The list of optimal skills required in a bank CEO today could easily include dozens of items. Here we will highlight ten technical skills that we see as “must haves.” Next month, we will highlight ten leadership competencies and attributes which will complement the qualifications below.
Experience Working with Regulators
Regulatory relations were barely on the radar screen for bank leaders a decade ago, unless the bank was in trouble. However, in today’s altered regulatory climate, the ability to forge a positive working relationship with a bank’s varied regulators has become a critical element of success.
Balance Sheet Management Experience
The extended low interest rate environment has put pressure on bank spreads like never before. With interest rate risk and margin pressures on the front burner, CEOs need to understand the construction of their balance sheet, including capital strategy, more deeply than before.
Commercial Credit Skills
You can never have too much credit skill in a bank, in our opinion. Credit quality issues will quickly turn a good bank into an underperformer. The path to the CEO’s desk still goes through the commercial lending area more often than any other area.
Experience with Corporate Governance
Boards are under increased scrutiny from investors, customers, regulators, communities and even employees.

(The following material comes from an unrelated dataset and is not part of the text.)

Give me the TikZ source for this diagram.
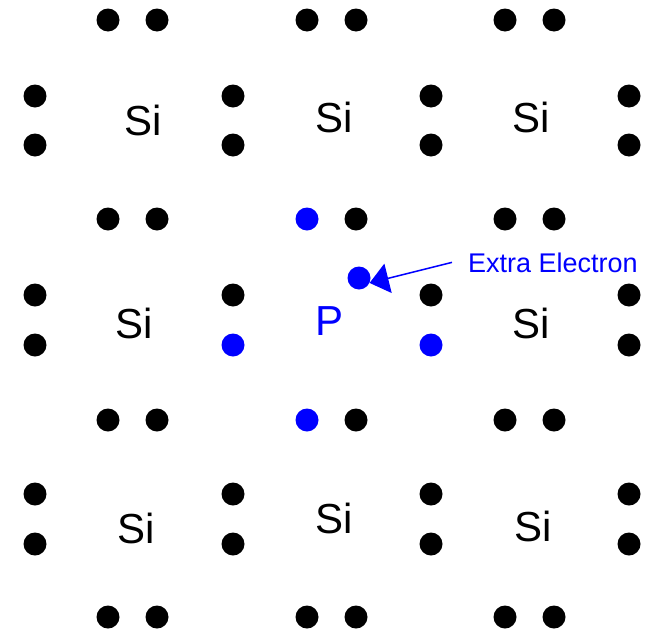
\documentclass[tikz,border=0pt]{standalone}
\usepackage{fontspec}
\setmainfont{Liberation Sans}
\usetikzlibrary{arrows.meta}
\definecolor{donorblue}{HTML}{0000FF}

\begin{document}
\begin{tikzpicture}[
    x=1pt, y=-1pt,
    electron/.style={circle, fill=black, inner sep=0pt, minimum size=23pt},
    donor/.style={electron, fill=donorblue},
    atom/.style={font=\fontsize{42}{50}\selectfont, inner sep=0pt, anchor=base},
    note/.style={font=\fontsize{27}{32}\selectfont, text=donorblue, inner sep=0pt, anchor=base west},
    pointer/.style={-{Triangle[length=19pt, width=30pt]}, donorblue, line width=1.5pt}
  ]
  \useasboundingbox (0,0) rectangle (651,635);

  % atoms
  \node[atom] (si11) at (143,135) {Si};
  \node[atom] (si12) at (334,132) {Si};
  \node[atom] (si13) at (531,132) {Si};
  \node[atom] (si21) at (134,338) {Si};
  \node[atom, text=donorblue] (phos) at (330,335) {P};
  \node[atom] (si23) at (531,338) {Si};
  \node[atom] (si31) at (136,543) {Si};
  \node[atom] (si32) at (334,533) {Si};
  \node[atom] (si33) at (533,541) {Si};

  % horizontal pairs
  \node[electron] (h11a) at (108,20) {};
  \node[electron] (h11b) at (157,20) {};
  \node[electron] (h12a) at (307,20) {};
  \node[electron] (h12b) at (356,20) {};
  \node[electron] (h13a) at (505,20) {};
  \node[electron] (h13b) at (554,20) {};

  \node[electron] (h21a) at (108,219) {};
  \node[electron] (h21b) at (157,219) {};
  \node[donor] (h22a) at (307,219) {};
  \node[electron] (h22b) at (356,219) {};
  \node[electron] (h23a) at (505,219) {};
  \node[electron] (h23b) at (554,219) {};

  \node[electron] (h31a) at (108,420) {};
  \node[electron] (h31b) at (157,420) {};
  \node[donor] (h32a) at (307,420) {};
  \node[electron] (h32b) at (356,420) {};
  \node[electron] (h33a) at (505,420) {};
  \node[electron] (h33b) at (554,420) {};

  \node[electron] (h41a) at (108,617) {};
  \node[electron] (h41b) at (157,617) {};
  \node[electron] (h42a) at (307,617) {};
  \node[electron] (h42b) at (356,617) {};
  \node[electron] (h43a) at (505,617) {};
  \node[electron] (h43b) at (554,617) {};

  % vertical pairs
  \node[electron] (v11a) at (35,96) {};
  \node[electron] (v11b) at (35,145) {};
  \node[electron] (v12a) at (233,96) {};
  \node[electron] (v12b) at (233,145) {};
  \node[electron] (v13a) at (431,96) {};
  \node[electron] (v13b) at (431,145) {};
  \node[electron] (v14a) at (629,96) {};
  \node[electron] (v14b) at (629,145) {};

  \node[electron] (v21a) at (35,295) {};
  \node[electron] (v21b) at (35,345) {};
  \node[electron] (v22a) at (233,295) {};
  \node[donor] (v22b) at (233,345) {};
  \node[electron] (v23a) at (431,295) {};
  \node[donor] (v23b) at (431,345) {};
  \node[electron] (v24a) at (629,295) {};
  \node[electron] (v24b) at (629,345) {};

  \node[electron] (v31a) at (35,494) {};
  \node[electron] (v31b) at (35,544) {};
  \node[electron] (v32a) at (233,494) {};
  \node[electron] (v32b) at (233,544) {};
  \node[electron] (v33a) at (431,494) {};
  \node[electron] (v33b) at (431,544) {};
  \node[electron] (v34a) at (629,494) {};
  \node[electron] (v34b) at (629,544) {};

  % extra electron and its label
  \node[donor] (extra) at (359,278) {};
  \node[note] (extralabel) at (468,272) {Extra Electron};

  \draw[pointer] ([xshift=-16pt]extralabel.west) -- (extra.-25);
\end{tikzpicture}
\end{document}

CEOs need to appreciate the pressures facing directors (even for privately held and mutual institutions), and respect the ongoing challenges facing the board.
Technology Savvy, Including Evolving Channels
Technology in banking has moved from the back office to the front lines. Understanding how the rapidly shifting technological landscape is impacting the industry—and how to respond in real time—has become a vital ingredient for ongoing success.
A New Perspective on Risk Management
In the good old days, risk meant credit, fraud or simple liability for slip-and-fall accidents. Nowadays, this category has broadened to include cybersecurity, counterparty risk, compliance issues, legal challenges and more. Being able to identify and triage the bank’s risk factors is more important than ever.
Marketing and Social Media Knowledge
As mentioned, technology has become a front-line channel for growth. The integration of social media with technology has changed how many banks must go to market, build brand awareness, drive engagement and respond to customer needs. CEOs need to be plugged into these shifts, even if they are not active themselves on social media.
Exposure to Fee-Based Lines of Business
Given the decline in interest margins, boosting fee revenue appears to be on almost every bank’s strategic planning agenda. Even for banks with a low percentage of fee-driven revenue, CEOs need to explore alternative ways to grow the top line.
Transaction and Integration Experience
Many banks that never previously considered a transaction are now exploring all options, including acquisitions, mergers of equals, branch sales and purchases and fee business acquisitions. Exposure to the transactional arena has become more critical, as has the ability to successfully integrate post-transaction. Otherwise, the value derived from “doing a deal” may not be achieved.
Strategic Planning Skills
Everyone seems to have a plan, but how real and achievable is it? A CEO’s ability to craft a meaningful path forward and drive the plan’s execution has become a differentiator for successful banks.
There is no perfect template of skills which will guarantee success, particularly in the pressure-filled and constantly evolving banking industry. However, finding a CEO with a foundation grounded in these ten industry skills will increase your bank’s odds of surviving and thriving.